14 events held over 3 days in tepee on Barry Island beachfront
Audiences enjoy a varied programme of workshops and screenings
The British Academy of Film and Television Arts in Wales, BAFTA Cymru and Vale of Glamorgan Council celebrate inaugural tepee cinema on Barry Island beachfront.
Following the success of the Sinemaes tepee at the National Eisteddfod, BAFTA Cymru and partners Film Hub Wales, Into Film Cymru and the National Screen and Sound Archive of Wales joined together to create a special programme to offer free events for visitors to the Vale of Glamorgan to engage in a celebration of Welsh film and those with a sea and South Wales theme.
Created as part of the Year of the Sea, the screening programme included The Edge of Love, Human Traffic, Very Annie Mary and Tiger Bay as well as daily screenings of a selected collection of seaside-themed archive films, including some showing Barry Island in the 1960s.

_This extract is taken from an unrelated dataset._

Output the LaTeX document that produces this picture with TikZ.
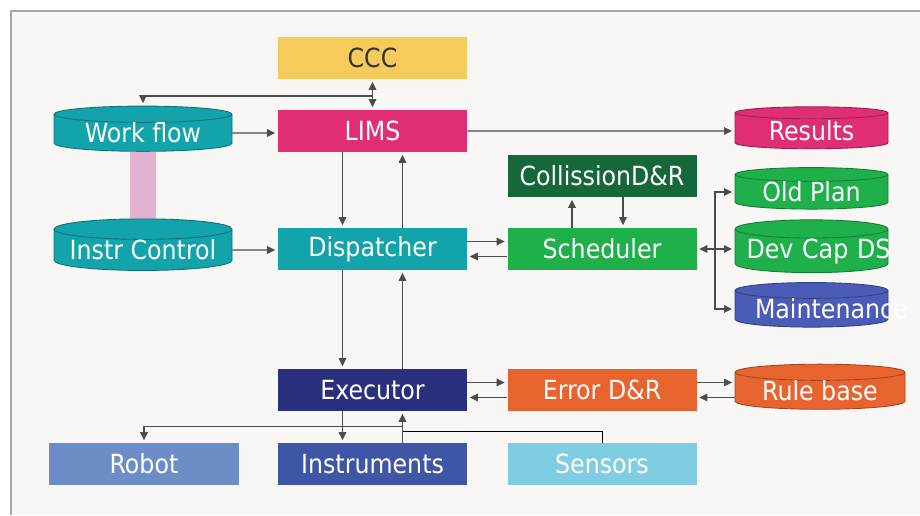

“We have loved being on the Island for a weekend of screenings and workshops for families – a chance for us to reach out to film fans and encourage them to discover gems from the BAFTA Cymru winners archive and take part in workshops to find out more about roles in the industry including directing, animating and composing,” said Hannah Raybould, Director of BAFTA Cymru.
“It has been so heartening to hear people’s joyous reactions to the cinema in a tepee, which has captured their imagination and lured them in from the wind and rain. A highlight was the On Directing masterclass with Worst Witch director Delyth Thomas, hosted with an all-female audience from 6 to 40. We are really grateful to the Vale of Glamorgan Council for supporting the weekend as part of their Barry Island Weekenders and putting film at the heart of their summer programme.”
Delyth, BAFTA-nominated Director of The Worst Witch, Dumping Ground and Hetty Feather said of her experience: “BAFTA at the seaside… what a great idea, film and a swim. Perfect.”
This has been one of the events in the BAFTA Cymru annual programme of 100 events around Wales that has attracted the most diverse audiences, with 20% of those attending from BAME communities. Statistics from the feedback forms received showed that the ages of those engaging ranged from 2 to 78 and were 65% female.
Feedback from those attending suggested audiences enjoyed their experiences:
Eirwen (64) from Pontypool said of the archive programme; “Very interesting and very good, brought back many memories.”
Megan (35) from Cadoxton said of Song of the Sea “What a dreamy way to spend a Sunday afternoon! What a treat to watch it with the sound of seagulls through the tepee and the sea breeze wafting in.”
Jason (29), Ella (5) and Delilah (2) said “Amazing! Had great fun and think it is a good idea to encourage people into animation.”
Viv (64) from Barry agreed “The show and venue were first class. Da iawn!”
Alexandra (21) from Peterston Super Ely gave the tepee 5 stars!
BAFTA winning composer John Rea, who took part in the programme of events as a speaker said: “I thoroughly enjoyed presenting the 20's animated films Jerry The Troublesome Tyke in the Cinemor tent this year, it's always a pleasure to give these old films an airing, in memory of film historian Dave Berry who discovered them in the Pathe archives.
It was especially pleasing that the film-maker Sid Griffiths was a born in South Wales, and to have such a young audience playing along to the music of these old films 90 or so years after they were first shown was quite special, and I'd like to think that there may be a future film composer in their midst!”
The tepee now moves on to a second location as part of the National Eisteddfod in Cardiff Bay. Sinemaes, which starts on Saturday 4 August, will offer 40 events at the cinema tepee, Millennium Centre and Norwegian Church.